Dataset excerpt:
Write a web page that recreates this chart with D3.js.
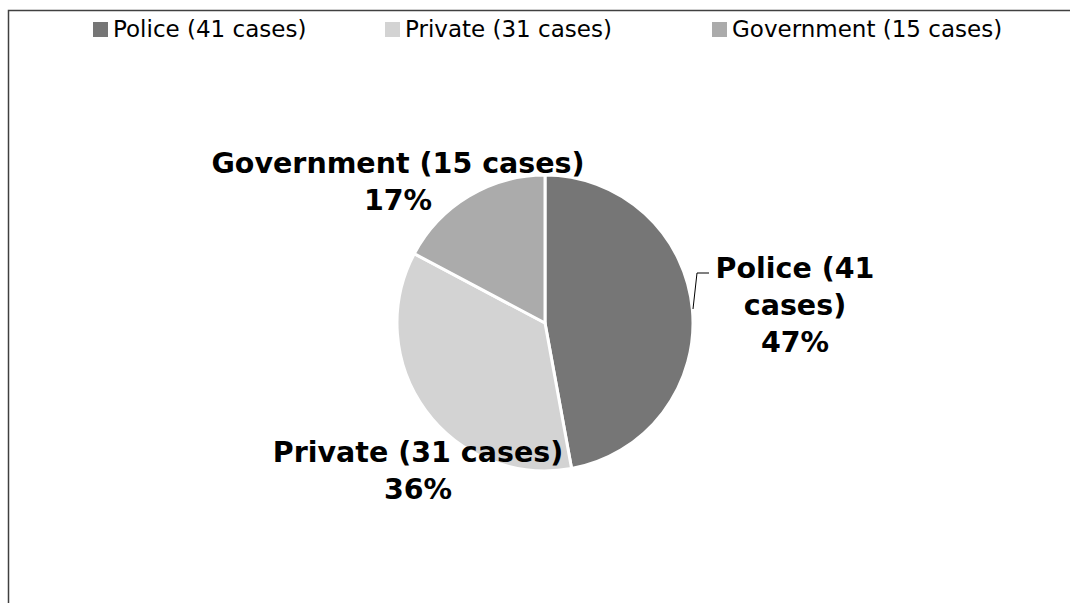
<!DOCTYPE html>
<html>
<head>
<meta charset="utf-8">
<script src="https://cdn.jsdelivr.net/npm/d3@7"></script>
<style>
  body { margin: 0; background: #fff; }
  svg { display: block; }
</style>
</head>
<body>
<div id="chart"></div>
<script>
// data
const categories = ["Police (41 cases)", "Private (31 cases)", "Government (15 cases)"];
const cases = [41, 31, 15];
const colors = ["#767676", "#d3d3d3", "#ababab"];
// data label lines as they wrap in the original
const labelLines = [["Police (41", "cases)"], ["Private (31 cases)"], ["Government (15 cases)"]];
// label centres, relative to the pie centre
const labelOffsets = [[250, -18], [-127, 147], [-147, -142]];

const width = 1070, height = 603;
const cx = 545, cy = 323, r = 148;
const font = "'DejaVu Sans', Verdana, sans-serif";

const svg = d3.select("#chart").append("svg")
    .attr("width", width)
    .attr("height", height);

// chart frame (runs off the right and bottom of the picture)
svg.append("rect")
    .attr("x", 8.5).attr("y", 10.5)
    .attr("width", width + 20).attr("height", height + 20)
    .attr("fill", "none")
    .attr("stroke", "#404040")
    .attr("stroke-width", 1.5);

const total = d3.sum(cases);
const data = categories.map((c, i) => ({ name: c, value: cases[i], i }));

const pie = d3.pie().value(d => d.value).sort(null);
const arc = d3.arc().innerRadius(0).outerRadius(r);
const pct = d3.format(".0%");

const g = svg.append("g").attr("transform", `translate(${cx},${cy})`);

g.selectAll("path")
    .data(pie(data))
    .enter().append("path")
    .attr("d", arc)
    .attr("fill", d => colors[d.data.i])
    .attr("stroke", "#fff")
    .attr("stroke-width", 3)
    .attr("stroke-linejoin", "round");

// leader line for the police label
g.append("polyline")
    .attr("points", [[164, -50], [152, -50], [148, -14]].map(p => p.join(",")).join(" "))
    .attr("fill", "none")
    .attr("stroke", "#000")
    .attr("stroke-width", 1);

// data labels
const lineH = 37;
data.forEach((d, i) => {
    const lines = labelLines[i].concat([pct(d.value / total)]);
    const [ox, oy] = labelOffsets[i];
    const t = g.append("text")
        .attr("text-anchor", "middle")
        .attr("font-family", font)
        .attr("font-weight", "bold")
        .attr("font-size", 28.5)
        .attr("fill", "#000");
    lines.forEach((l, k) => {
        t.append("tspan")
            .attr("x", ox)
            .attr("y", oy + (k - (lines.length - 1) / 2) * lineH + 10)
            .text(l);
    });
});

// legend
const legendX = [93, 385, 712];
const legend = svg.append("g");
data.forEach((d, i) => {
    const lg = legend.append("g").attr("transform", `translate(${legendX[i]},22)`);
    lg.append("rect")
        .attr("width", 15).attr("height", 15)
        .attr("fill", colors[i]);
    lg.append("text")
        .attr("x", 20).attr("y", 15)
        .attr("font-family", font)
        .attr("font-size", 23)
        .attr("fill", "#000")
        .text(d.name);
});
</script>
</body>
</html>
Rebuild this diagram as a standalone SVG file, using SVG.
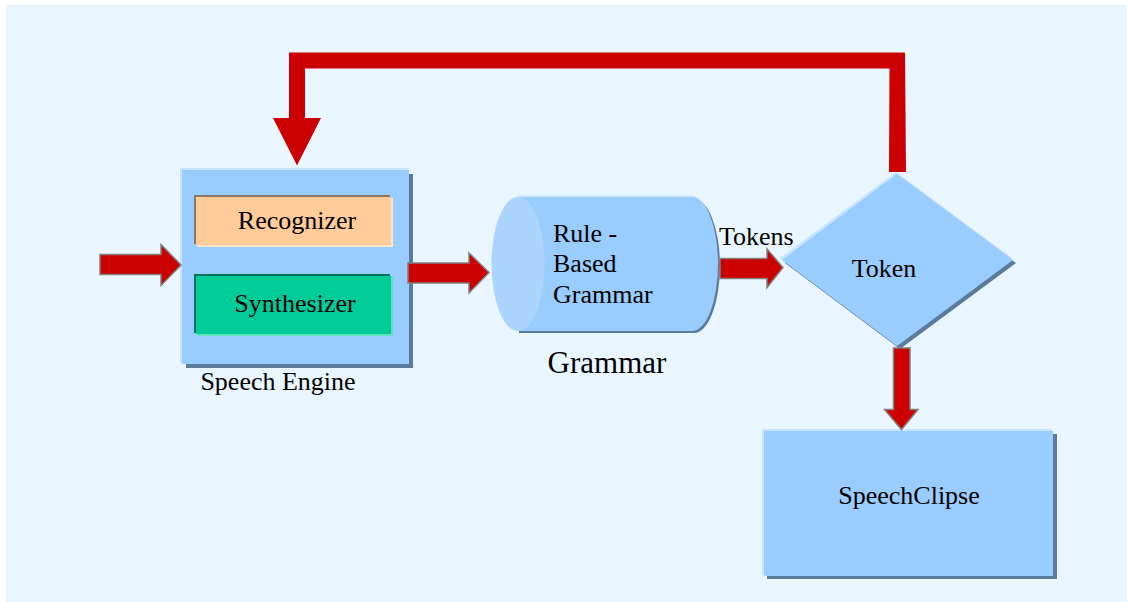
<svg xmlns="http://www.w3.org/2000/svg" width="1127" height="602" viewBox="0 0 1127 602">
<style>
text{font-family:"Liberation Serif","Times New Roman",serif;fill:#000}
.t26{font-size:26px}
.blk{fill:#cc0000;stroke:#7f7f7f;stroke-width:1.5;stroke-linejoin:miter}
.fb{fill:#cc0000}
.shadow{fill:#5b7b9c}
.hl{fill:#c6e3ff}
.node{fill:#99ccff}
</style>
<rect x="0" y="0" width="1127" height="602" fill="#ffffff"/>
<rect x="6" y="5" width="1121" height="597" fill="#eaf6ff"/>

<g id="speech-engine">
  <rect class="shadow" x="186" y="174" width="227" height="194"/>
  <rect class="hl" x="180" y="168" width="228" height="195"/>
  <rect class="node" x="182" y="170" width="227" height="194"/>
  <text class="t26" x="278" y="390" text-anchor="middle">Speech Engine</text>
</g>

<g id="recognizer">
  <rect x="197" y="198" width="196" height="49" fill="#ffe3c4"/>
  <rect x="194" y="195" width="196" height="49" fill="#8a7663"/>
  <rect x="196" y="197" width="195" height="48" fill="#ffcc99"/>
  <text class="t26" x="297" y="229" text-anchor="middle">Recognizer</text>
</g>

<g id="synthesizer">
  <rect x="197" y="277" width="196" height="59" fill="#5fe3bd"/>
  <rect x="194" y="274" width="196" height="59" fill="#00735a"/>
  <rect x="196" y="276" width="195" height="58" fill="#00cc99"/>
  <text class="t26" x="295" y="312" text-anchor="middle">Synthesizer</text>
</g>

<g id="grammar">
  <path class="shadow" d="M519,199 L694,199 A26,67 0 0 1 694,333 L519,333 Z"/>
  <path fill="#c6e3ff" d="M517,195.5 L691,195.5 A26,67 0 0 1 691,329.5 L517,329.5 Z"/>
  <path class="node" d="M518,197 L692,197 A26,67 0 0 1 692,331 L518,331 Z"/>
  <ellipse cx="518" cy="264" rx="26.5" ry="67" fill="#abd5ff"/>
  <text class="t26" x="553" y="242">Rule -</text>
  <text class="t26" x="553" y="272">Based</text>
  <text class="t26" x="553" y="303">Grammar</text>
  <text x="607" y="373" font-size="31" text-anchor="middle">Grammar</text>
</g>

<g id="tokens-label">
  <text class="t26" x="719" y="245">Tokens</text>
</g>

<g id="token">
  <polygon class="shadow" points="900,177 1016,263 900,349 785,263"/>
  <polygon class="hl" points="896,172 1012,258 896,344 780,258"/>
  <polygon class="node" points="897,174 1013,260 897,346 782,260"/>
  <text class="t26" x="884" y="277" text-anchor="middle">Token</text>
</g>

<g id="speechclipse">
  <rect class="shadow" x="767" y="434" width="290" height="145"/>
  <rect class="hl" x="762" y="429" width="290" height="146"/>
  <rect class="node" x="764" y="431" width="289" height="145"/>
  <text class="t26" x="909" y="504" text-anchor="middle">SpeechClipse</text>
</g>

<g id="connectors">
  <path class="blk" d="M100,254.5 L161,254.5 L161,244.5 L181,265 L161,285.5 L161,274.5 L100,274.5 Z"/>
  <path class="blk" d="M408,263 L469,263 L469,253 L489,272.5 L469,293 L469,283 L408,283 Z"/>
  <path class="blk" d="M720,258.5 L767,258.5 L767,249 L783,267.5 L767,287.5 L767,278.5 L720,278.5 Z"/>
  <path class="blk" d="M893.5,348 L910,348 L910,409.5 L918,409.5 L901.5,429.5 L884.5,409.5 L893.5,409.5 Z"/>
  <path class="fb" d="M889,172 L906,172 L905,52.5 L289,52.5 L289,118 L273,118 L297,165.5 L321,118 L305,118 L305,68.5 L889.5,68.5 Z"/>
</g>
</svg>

Requirement: Check each line of the data above for the word "chart" and say how many lines have it. Give the number alone.

Task response: 4